══ EXCERPTED DATA ══
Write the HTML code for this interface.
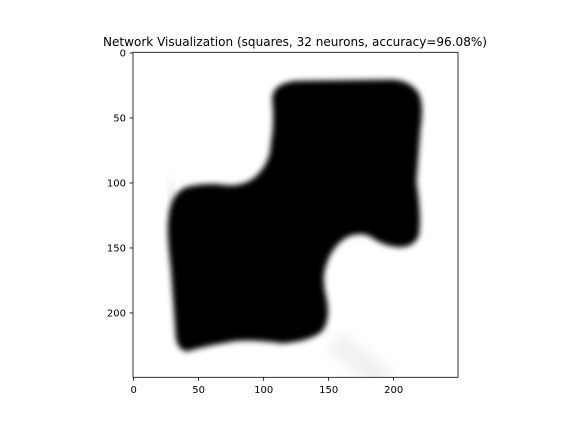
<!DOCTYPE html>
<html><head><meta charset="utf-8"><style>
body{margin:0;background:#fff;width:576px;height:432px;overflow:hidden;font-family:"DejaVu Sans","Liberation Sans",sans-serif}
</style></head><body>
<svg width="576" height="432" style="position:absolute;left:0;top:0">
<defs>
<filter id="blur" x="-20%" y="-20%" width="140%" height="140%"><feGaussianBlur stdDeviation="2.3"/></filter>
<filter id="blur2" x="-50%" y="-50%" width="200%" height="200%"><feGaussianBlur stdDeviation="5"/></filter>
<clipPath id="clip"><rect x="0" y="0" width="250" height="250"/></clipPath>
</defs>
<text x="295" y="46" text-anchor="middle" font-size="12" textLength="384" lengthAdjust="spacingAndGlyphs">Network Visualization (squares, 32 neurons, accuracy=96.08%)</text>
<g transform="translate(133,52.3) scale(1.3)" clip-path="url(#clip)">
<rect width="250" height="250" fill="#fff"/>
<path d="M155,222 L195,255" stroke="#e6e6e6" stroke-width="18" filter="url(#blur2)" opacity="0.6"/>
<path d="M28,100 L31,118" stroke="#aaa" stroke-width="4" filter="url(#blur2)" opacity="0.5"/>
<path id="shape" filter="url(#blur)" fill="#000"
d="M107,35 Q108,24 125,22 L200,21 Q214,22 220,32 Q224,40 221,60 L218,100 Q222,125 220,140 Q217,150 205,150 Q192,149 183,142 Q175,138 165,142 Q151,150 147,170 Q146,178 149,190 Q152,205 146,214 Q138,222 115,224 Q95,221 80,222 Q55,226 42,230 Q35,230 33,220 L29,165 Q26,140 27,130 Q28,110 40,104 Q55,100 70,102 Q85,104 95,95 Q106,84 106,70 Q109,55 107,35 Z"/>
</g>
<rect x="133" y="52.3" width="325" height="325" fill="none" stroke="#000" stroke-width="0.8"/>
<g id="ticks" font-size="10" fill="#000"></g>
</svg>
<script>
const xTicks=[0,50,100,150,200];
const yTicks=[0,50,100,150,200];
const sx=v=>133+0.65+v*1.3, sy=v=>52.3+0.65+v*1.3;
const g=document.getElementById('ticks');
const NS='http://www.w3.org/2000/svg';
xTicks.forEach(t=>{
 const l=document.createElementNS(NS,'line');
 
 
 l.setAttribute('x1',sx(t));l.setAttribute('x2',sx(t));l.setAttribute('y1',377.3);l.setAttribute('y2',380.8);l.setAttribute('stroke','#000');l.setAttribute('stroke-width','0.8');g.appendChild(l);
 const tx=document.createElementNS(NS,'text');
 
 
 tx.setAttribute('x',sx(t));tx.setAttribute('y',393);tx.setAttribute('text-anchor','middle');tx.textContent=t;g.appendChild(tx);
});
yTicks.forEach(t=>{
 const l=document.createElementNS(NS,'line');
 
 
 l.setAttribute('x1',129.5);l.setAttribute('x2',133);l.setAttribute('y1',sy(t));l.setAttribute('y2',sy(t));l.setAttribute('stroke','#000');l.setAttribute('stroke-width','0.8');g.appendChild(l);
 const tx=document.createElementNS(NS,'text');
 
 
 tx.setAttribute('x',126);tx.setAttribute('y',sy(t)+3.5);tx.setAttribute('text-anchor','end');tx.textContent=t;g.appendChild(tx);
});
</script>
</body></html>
═══
══ EXCERPTED DATA ══
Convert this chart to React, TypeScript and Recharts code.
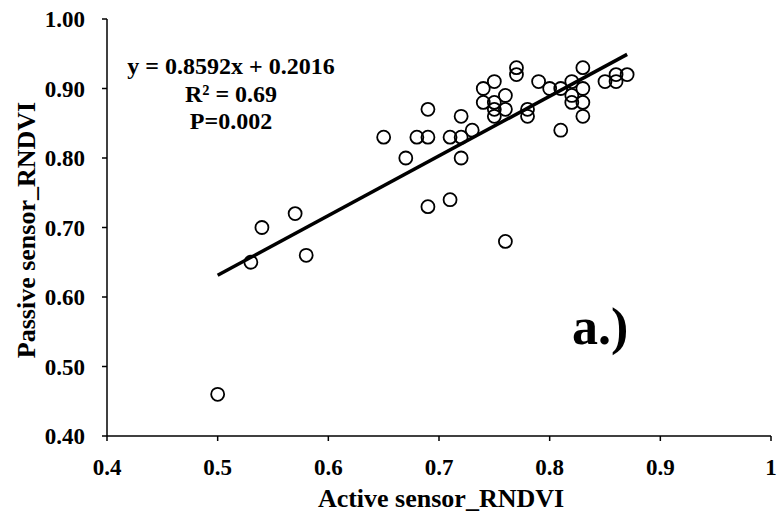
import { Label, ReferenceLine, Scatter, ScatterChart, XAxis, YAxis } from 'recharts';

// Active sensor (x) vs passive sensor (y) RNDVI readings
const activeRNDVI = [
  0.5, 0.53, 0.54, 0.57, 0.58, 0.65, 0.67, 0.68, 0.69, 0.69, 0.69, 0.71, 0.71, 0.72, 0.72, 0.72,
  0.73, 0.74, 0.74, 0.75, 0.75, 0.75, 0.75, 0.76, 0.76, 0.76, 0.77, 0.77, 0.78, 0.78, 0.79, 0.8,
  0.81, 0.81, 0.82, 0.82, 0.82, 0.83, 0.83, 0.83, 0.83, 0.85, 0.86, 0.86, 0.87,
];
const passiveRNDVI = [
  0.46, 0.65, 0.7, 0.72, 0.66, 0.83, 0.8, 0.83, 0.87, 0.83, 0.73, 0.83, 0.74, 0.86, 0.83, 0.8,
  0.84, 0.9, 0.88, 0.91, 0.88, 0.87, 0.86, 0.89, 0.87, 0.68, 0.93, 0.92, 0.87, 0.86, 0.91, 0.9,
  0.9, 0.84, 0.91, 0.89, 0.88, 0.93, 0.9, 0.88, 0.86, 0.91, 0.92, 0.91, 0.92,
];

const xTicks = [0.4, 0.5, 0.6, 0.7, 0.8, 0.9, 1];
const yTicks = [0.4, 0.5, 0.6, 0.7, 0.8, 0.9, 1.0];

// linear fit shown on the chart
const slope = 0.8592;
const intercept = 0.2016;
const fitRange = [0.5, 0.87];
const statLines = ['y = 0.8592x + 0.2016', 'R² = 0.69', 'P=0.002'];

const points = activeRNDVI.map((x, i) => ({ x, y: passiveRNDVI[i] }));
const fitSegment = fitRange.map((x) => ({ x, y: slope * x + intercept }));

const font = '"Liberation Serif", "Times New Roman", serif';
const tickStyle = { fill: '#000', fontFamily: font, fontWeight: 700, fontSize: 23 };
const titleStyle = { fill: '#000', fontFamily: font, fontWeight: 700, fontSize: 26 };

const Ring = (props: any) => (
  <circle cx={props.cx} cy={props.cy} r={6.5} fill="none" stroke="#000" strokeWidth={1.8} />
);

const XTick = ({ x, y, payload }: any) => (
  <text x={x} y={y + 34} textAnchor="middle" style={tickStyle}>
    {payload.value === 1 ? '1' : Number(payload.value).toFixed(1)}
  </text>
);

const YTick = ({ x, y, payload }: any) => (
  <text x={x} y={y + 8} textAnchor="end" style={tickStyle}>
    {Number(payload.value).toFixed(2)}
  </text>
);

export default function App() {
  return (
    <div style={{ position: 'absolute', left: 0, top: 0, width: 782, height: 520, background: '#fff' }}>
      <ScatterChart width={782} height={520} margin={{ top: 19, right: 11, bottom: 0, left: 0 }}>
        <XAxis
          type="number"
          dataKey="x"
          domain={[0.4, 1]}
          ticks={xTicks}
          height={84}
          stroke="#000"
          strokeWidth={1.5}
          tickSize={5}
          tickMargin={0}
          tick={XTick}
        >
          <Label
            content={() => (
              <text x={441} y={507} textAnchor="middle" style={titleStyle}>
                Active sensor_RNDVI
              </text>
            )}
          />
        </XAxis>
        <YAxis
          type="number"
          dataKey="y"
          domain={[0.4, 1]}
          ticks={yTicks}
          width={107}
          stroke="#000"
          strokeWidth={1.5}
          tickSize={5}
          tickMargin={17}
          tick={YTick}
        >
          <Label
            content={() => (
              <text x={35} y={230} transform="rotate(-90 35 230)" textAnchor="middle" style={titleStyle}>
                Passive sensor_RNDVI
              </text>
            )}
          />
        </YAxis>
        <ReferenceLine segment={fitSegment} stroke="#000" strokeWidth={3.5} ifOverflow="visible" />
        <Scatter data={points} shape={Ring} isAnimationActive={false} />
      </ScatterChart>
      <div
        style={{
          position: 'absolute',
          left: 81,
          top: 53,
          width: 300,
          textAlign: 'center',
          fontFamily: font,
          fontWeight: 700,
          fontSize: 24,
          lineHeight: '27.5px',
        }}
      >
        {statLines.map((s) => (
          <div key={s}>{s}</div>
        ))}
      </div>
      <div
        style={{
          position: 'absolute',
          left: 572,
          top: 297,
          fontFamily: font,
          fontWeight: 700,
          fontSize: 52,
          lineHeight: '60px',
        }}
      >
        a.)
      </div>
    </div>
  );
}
═══
§ DESCRIPTION OF THE TASK: In the listing above, locate each line with "code" and copy it.

§ OUTPUT FOR THIS TASK:
Write the HTML code for this interface.
Convert this chart to React, TypeScript and Recharts code.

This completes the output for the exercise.